The casual militarisation of the space is clear — again recall how Archigram, Price et al were influenced by the temporary, configurable or prefabricated architecture of WWII; pillboxes, sea-forts, funnies &c. — but I also begin to see that the whole thing is working a little like a reverse of la tonnara, the traditional Italian fishing net structure, which can be seen as a kind of transient, underwater building. With la tonnara, tuna were ushered through a series of netted chambers, ultimately towards entrapment. With The Fence, people are ushered through a series of steel fenced chambers, out of the city and away from APEC.
It’s eerily quiet, save for the constant drone of helicopters patrolling overhead. I feel a little cheated, as we were promised Black Hawks, which are an entirely beautiful if malevolent machine. Instead we get bulbous police helicopters, sprouting with antennae. Yet their ambient drone adds a new note of threat to the city, in streets otherwise bereft of their usual soundtrack.
The atmosphere is a little tense — with that many armed police around, and people being corralled through metal fencing, how could it not be? — but I suspect it’s far less tense that it would be in other countries.
Back in sleepy Vaucluse, at the mouth of Sydney’s wondrous harbour, I spot a small, grey Australian navy patrol boat, bobbing up and down in the whitecaps off the South Head. Helicopters buzz the cliffs a little more persistently than usual. Yet this seems like an empty show of force.

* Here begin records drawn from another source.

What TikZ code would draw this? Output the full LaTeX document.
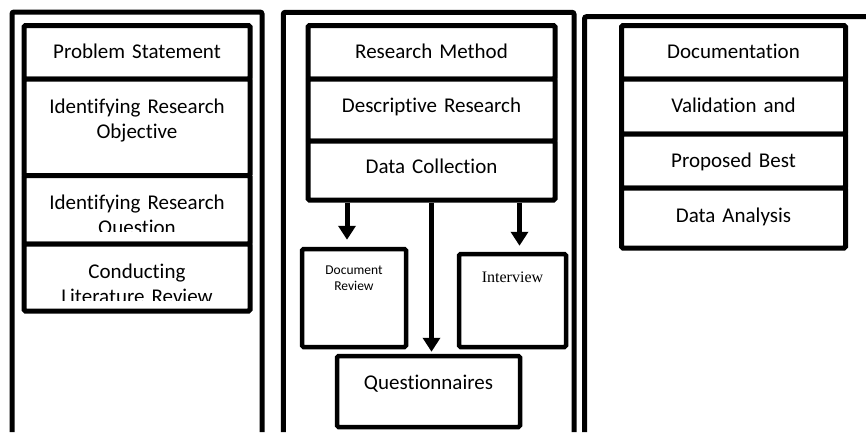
\documentclass[tikz,border=0pt]{standalone}
\usepackage{fontspec}
\setmainfont{Carlito}[Ligatures={NoCommon},WordSpace=0.85]
\newfontfamily\timesfont{Liberation Serif}
\usetikzlibrary{arrows.meta}

\begin{document}
\begin{tikzpicture}[x=1pt,y=-1pt,
  frame/.style={line width=5pt,rounded corners=2pt},
  stepbox/.style={draw,line width=5pt,fill=white,rounded corners=1.5pt,inner sep=0pt},
  steptext/.style={font=\fontsize{21}{25}\selectfont,align=center,text width=220pt,inner sep=0pt,anchor=base},
  flow/.style={line width=5pt,-{Triangle[length=14pt,width=17pt]}}]
%
\useasboundingbox (0,0) rectangle (866,432);
%
\draw[frame] (12,432) -- (12,12) -- (262,12) -- (262,432);
\draw[frame] (283.3,432) -- (283.3,12.3) -- (574,12.3) -- (574,432);
\draw[frame] (584.5,432) -- (584.5,16.7) -- (866,16.7);
%
\node[stepbox,minimum width=226pt,minimum height=53.5pt] (ps) at (137,52.25) {};
\node[steptext] (ps-t) at (137,58.5) {Problem Statement};
\node[stepbox,minimum width=226pt,minimum height=96.5pt] (ro) at (137,127.25) {};
\node[steptext] (ro-t) at (137,113) {Identifying Research\\Objective};
\node[stepbox,minimum width=226pt,minimum height=68.5pt] (rq) at (137,209.75) {};
\begin{scope}
\clip (24,175.5) rectangle (250,231);
\node[steptext] (rq-t) at (137,209) {Identifying Research\\Question};
\end{scope}
\node[stepbox,minimum width=226pt,minimum height=67pt] (lr) at (137,277.5) {};
\begin{scope}
\clip (24,244) rectangle (250,300);
\node[steptext] (lr-t) at (137,278) {Conducting\\Literature Review};
\end{scope}
%
\node[stepbox,minimum width=247pt,minimum height=53.5pt] (rm) at (431.5,52.25) {};
\node[steptext] (rm-t) at (431.5,58.5) {Research Method};
\node[stepbox,minimum width=247pt,minimum height=62pt] (dr) at (431.5,110) {};
\node[steptext] (dr-t) at (431.5,112) {Descriptive Research};
\node[stepbox,minimum width=247pt,minimum height=59pt] (dc) at (431.5,170.5) {};
\node[steptext] (dc-t) at (431.5,173) {Data Collection};
%
\node[stepbox,line width=4.5pt,minimum width=104pt,minimum height=98pt] (doc) at (354,298) {};
\node[font=\fontsize{13.5}{16}\selectfont,align=center,text width=90pt,inner sep=0pt,anchor=base] (doc-t) at (354,274) {Document\\Review};
\node[stepbox,line width=4.5pt,minimum width=107pt,minimum height=93pt] (iv) at (512.5,300.5) {};
\node[font=\timesfont\fontsize{16}{19}\selectfont,inner sep=0pt,anchor=base] (iv-t) at (512.5,282) {Interview};
\node[stepbox,line width=4.5pt,minimum width=183pt,minimum height=71pt] (qs) at (428.5,391.5) {};
\node[steptext] (qs-t) at (428.5,389) {Questionnaires};
%
\draw[flow] ([xshift=-7pt]doc.north |- dc.south) -- ([xshift=-7pt,yshift=7pt]doc.north);
\draw[flow] (dc.south) -- ([yshift=2pt]qs.north -| dc.south);
\draw[flow] ([xshift=7pt]iv.north |- dc.south) -- ([xshift=7pt,yshift=6pt]iv.north);
%
\node[stepbox,minimum width=224pt,minimum height=53.5pt] (dm) at (733.5,52.25) {};
\node[steptext] (dm-t) at (733.5,58.5) {Documentation};
\node[stepbox,minimum width=224pt,minimum height=55pt] (va) at (733.5,106.5) {};
\node[steptext] (va-t) at (733.5,112) {Validation and};
\node[stepbox,minimum width=224pt,minimum height=54pt] (pb) at (733.5,161) {};
\node[steptext] (pb-t) at (733.5,167) {Proposed Best};
\node[stepbox,minimum width=224pt,minimum height=60pt] (da) at (733.5,218) {};
\node[steptext] (da-t) at (733.5,222) {Data Analysis};
%
\end{tikzpicture}
\end{document}
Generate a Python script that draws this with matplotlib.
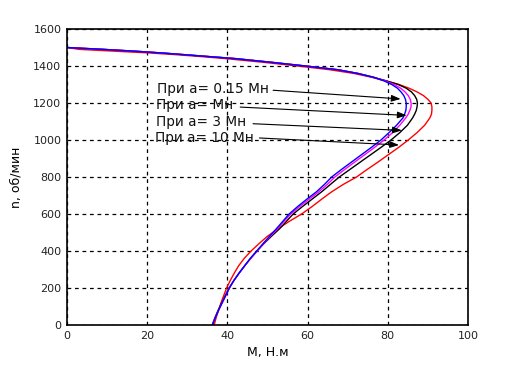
import numpy as np
import matplotlib
matplotlib.use("Agg")
import matplotlib.pyplot as plt

# speed values shared by all curves (rpm), top to bottom
n_vals = [1500, 1490, 1480, 1470, 1460, 1450, 1440, 1420, 1400, 1380, 1360, 1340,
          1320, 1300, 1280, 1260, 1240, 1220, 1200, 1180, 1160, 1140, 1120, 1080,
          1040, 1000, 960, 920, 880, 840, 800, 760, 720, 680, 640, 600, 560, 520,
          480, 440, 400, 360, 320, 280, 240, 200, 160, 120, 80, 40, 0]

# torque (N.m) for each a
m_a015 = [0, 9, 17, 24, 30, 36, 42, 51, 59.5, 67.5, 72.5, 76.3,
          79.0, 81.0, 82.4, 83.3, 84.0, 84.4, 84.6, 84.6, 84.5, 84.2, 83.8, 82.2,
          80.3, 78.3, 75.9, 73.4, 70.9, 68.4, 66.0, 64.2, 62.2, 59.8, 57.5, 55.4, 53.8, 52.2,
          50.5, 48.9, 47.3, 45.7, 44.3, 42.9, 41.6, 40.5, 39.6, 38.7, 37.8, 37.0, 36.3]
m_a1 = [0, 9, 17, 24, 30, 36, 42, 51, 59.5, 67.5, 72.5, 76.3,
        79.3, 81.6, 83.2, 84.3, 85.1, 85.6, 85.8, 85.8, 85.5, 85.1, 84.5, 83.0,
        81.2, 79.1, 76.7, 74.2, 71.7, 69.2, 66.8, 64.9, 62.8, 60.4, 58.0, 55.8, 54.1, 52.5,
        50.7, 49.0, 47.4, 45.8, 44.3, 42.9, 41.6, 40.5, 39.6, 38.7, 37.8, 37.0, 36.3]
m_a3 = [0, 9, 17, 24, 30, 36, 42, 51, 59.5, 67.5, 72.5, 76.3,
        79.6, 82.6, 84.6, 85.9, 86.7, 87.2, 87.4, 87.3, 87.1, 86.7, 86.2, 84.9,
        83.0, 80.8, 78.3, 75.7, 73.1, 70.5, 67.9, 65.7, 63.5, 61.1, 58.7, 56.4, 54.7, 53.0,
        51.0, 49.1, 47.4, 45.8, 44.3, 42.9, 41.6, 40.4, 39.5, 38.6, 37.7, 36.9, 36.2]
m_a10 = [0, 3, 12, 21, 28, 34, 39.5, 49, 57.5, 65.5, 71.5, 75.8,
         79.5, 82.8, 85.3, 87.3, 88.9, 90.0, 90.8, 91.0, 91.0, 90.9, 90.5, 89.2,
         87.3, 85.1, 82.7, 80.1, 77.5, 74.8, 72.2, 68.9, 66.0, 63.5, 61.1, 58.5, 55.4, 52.6,
         50.0, 47.9, 45.9, 44.2, 42.8, 41.7, 40.7, 39.8, 39.1, 38.4, 37.8, 37.2, 36.7]

labels = ["При a= 0.15 Мн", "При a= Мн", "При a= 3 Мн", "При a= 10 Мн"]

fig = plt.figure(figsize=(5.17, 3.65), dpi=100)
ax = fig.add_axes([0.1296, 0.1096, 0.7756, 0.8109])

ax.plot(m_a10, n_vals, color="red", lw=1.0)
ax.plot(m_a3, n_vals, color="black", lw=1.0)
ax.plot(m_a1, n_vals, color="magenta", lw=1.0)
ax.plot(m_a015, n_vals, color="blue", lw=1.0)

# label text positions, line starts and arrow tips (data coords)
text_pos = [(22.5, 1278), (22.3, 1188), (22.2, 1098), (22.0, 1013)]
line_start = [(51.4, 1269), (43.2, 1178), (46.4, 1088), (48.0, 1011)]
arrow_tip = [(83.2, 1222), (84.7, 1133), (83.5, 1052), (82.8, 973)]
for lab, tp, ls, at in zip(labels, text_pos, line_start, arrow_tip):
    ax.text(tp[0], tp[1], lab, fontsize=9.8, color="#111111", va="center", ha="left")
    ax.annotate("", xy=at, xytext=ls,
                arrowprops=dict(arrowstyle="-|>,head_length=0.55,head_width=0.2",
                                color="black", lw=0.8, shrinkA=0, shrinkB=0))

ax.set_xlim(0, 100)
ax.set_ylim(0, 1600)
ax.set_xticks(np.arange(0, 101, 20))
ax.set_yticks(np.arange(0, 1601, 200))
ax.tick_params(length=0, labelsize=8, pad=4, colors="#222222")
ax.grid(True, color="black", linestyle=(0, (3, 3)), linewidth=0.9)
for s in ax.spines.values():
    s.set_linewidth(1.2)

ax.set_xlabel("M, Н.м", fontsize=9, labelpad=4)
ax.set_ylabel("n, об/мин", fontsize=9, labelpad=8)

fig.savefig("out.png", dpi=100)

I wander past an old disused gun emplacement — Signal Hill, circa WWII — with the rusted mount for an anti-aircraft gun, angled towards some imagined enemy approaching from the ocean. Any threat to Sydney now is apparently in the opposite direction, within the harbour, around the Circular Quay where modern Sydney was founded.
The defences the city mounts are now internalised, covert, temporary digital or light steel structures. In a week or so, there’ll be no trace of them, quite unlike the crumbling chunks of concrete, as if a child’s discarded toys, quietly sitting up here on the raw bluff headland.